Rafael foi morto em 17 de dezembro, após a divulgação do vídeo do vereador Marcel da ONG (PTB) sobre o suposto ataque a três cães -não está claro em que data o vídeo foi postado. No vídeo, Marcel diz, sem citar Rafael nominalmente, que o suposto agressor de animais teria confessado os ataques.
“A gente foi atrás da pessoa e a pessoa só alega que cachorro é coisa do demônio. Tem vários vídeos na rede social dele dizendo que cachorro é coisa do demônio, ele prega isso. A gente foi atrás dele no local em que ele está trabalhando e ele já confessou que matou, que o animal é coisa do demônio”, diz Marcel da ONG, no vídeo.
“Se ele tem algum problema mental, se ele é usuário de drogas, ele precisa ser encaminhado para a delegacia, familiar tem que ser comunicado, ele tem que ser tirado de circulação ou fazer algum tratamento. Ele também pode ferir um ser humano, uma criança”, continua o vereador.
A Polícia Civil afirma que investiga Marcel da ONG por propagação de notícia falsa e incitação ao crime. Procurada pela Folha no último dia 9, a assessoria do vereador respondeu, por mensagem de texto, que divulgaria uma nota sobre o caso. Questionada novamente nesta segunda-feira (19), a assessoria de Marcel da ONG não respondeu à reportagem.
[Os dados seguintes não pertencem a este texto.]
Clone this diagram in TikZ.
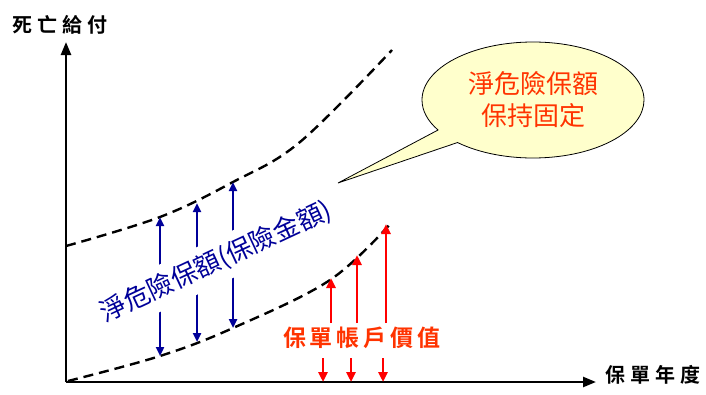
\documentclass[tikz,border=0pt]{standalone}
\usepackage{fontspec}
\usetikzlibrary{arrows.meta,shapes.callouts,shapes.geometric}
\newfontfamily\cjk{Noto Sans CJK TC}
\newfontfamily\cjkb{Noto Sans CJK TC Bold}
\definecolor{navy}{HTML}{000099}
\definecolor{redarrow}{HTML}{FF0000}
\definecolor{redtext}{HTML}{FF3300}
\definecolor{bubblefill}{HTML}{FFFFCC}
\begin{document}
\begin{tikzpicture}[x=1pt,y=-1pt,
  ax/.style={line width=2.4pt,-{Triangle[length=13pt,width=10pt]}},
  dcurve/.style={line width=2.4pt,dash pattern=on 10pt off 6pt},
  barrow/.style={draw=navy,line width=2.4pt,{Triangle[length=9pt,width=8pt]}-{Triangle[length=9pt,width=8pt]}},
  rarrow/.style={draw=redarrow,line width=2.6pt,-{Triangle[length=10pt,width=9pt]}},
  axlabel/.style={font=\cjkb\fontsize{20}{20}\selectfont,text=black,inner sep=0pt},
]
\useasboundingbox (0,0) rectangle (706,394);
% axes
\coordinate (O) at (66,382);
\coordinate (Ytip) at (66,42);
\coordinate (Xtip) at (596,382);
\draw[ax] (O) -- (Ytip);
\draw[ax] (O) -- (Xtip);
\node[axlabel] (ylab) at (60,25) {死\hspace{5pt}亡\hspace{5pt}給\hspace{5pt}付};
\node[axlabel] (xlab) at (653,375) {保\hspace{5pt}單\hspace{5pt}年\hspace{5pt}度};
% dashed curves
\draw[dcurve] plot[smooth,tension=0.6] coordinates {(66,246) (160,217) (233,182) (300,142) (392,50)};
\draw[dcurve] plot[smooth,tension=0.6] coordinates {(68,381) (160,356) (233,328) (330,280) (392,222)};
% blue double arrows
\coordinate (b1t) at (160,217); \coordinate (b1b) at (160,356);
\coordinate (b2t) at (197,203); \coordinate (b2b) at (197,342);
\coordinate (b3t) at (233,182); \coordinate (b3b) at (233,328);
\draw[barrow] (b1b) -- (b1t);
\draw[barrow] (b2b) -- (b2t);
\draw[barrow] (b3b) -- (b3t);
\node[rotate=25,fill=white,inner xsep=1pt,inner ysep=8pt,text=navy,font=\cjk\fontsize{26}{26}\selectfont] (nar) at (216,262) {淨危險保額(保險金額)};
% red arrows
\coordinate (r1b) at (331,323); \coordinate (r1t) at (331,278);
\coordinate (r2b) at (357,323); \coordinate (r2t) at (357,255);
\coordinate (r3b) at (386,323); \coordinate (r3t) at (386,224);
\draw[rarrow] (r1b) -- (r1t);
\draw[rarrow] (r2b) -- (r2t);
\draw[rarrow] (r3b) -- (r3t);
\coordinate (d1t) at (323,358); \coordinate (d1b) at (323,382);
\coordinate (d2t) at (351,358); \coordinate (d2b) at (351,382);
\coordinate (d3t) at (383,358); \coordinate (d3b) at (383,382);
\draw[rarrow] (d1t) -- (d1b);
\draw[rarrow] (d2t) -- (d2b);
\draw[rarrow] (d3t) -- (d3b);
\node[text=redtext,font=\cjkb\fontsize{23}{23}\selectfont,inner sep=0pt] (acct) at (362,338) {保\hspace{4pt}單\hspace{4pt}帳\hspace{4pt}戶\hspace{4pt}價\hspace{4pt}值};
% callout
\coordinate (tip) at (338,183);
\node[ellipse callout,draw=black,line width=0.8pt,fill=bubblefill,minimum width=222pt,minimum height=116pt,inner sep=0pt,
  callout absolute pointer={(tip)},callout pointer arc=16,
  text=redtext,align=center,font=\cjk\fontsize{26}{32}\selectfont] (bubble) at (533,100) {淨危險保額\\保持固定};
\end{tikzpicture}
\end{document}
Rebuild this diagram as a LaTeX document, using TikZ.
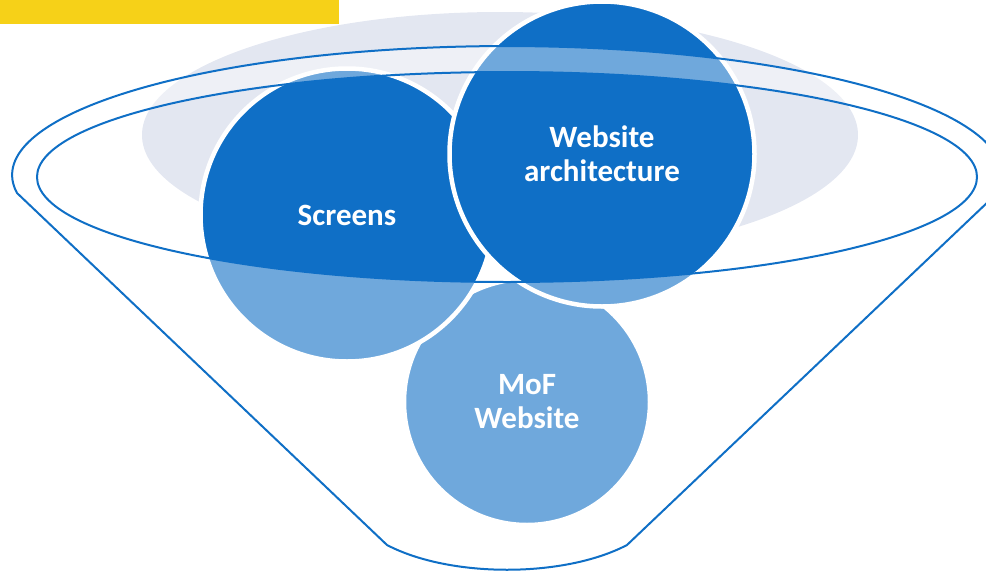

A Câmara Municipal de Suzano, também procurada, disse que não há apuração interna sobre o caso. Página do vereador no site da Casa diz que “a causa animal é a sua principal bandeira”.
Segundo a investigação, Rafael dos Santos da Silva foi espancado na estrada do Tanaka, em Suzano. O linchamento foi gravado, e as imagens mostram o jovem sendo agredido com socos, chutes, pauladas, pedradas e com uma pá.
Mesmo caído no asfalto, um dos agressores grita que Rafael é exterminador de cachorro, e o jovem só tem forças para dizer que não é. Após todas as agressões ele ainda é atropelado por um carro.
Sete suspeitos identificados e presos na Operação Fake News, entre eles o homem que aparece no vídeo de Marcel da ONG como suposto dono de um cachorro morto -ele foi o último a ser detido, no dia 6 de fevereiro, na cidade vizinha de Rio Grande da Serra.
“Foi muita crueldade e só Deus sabe como hoje eu estou vivendo. Todo dia eu vejo ele no caixão, vejo ele falando comigo”, disse a mãe de Rafael. O jovem foi enterrado no dia 20 de dezembro, no Recife. Foi com o dinheiro de uma vaquinha que a família conseguiu levar o corpo de São Paulo para Pernambuco.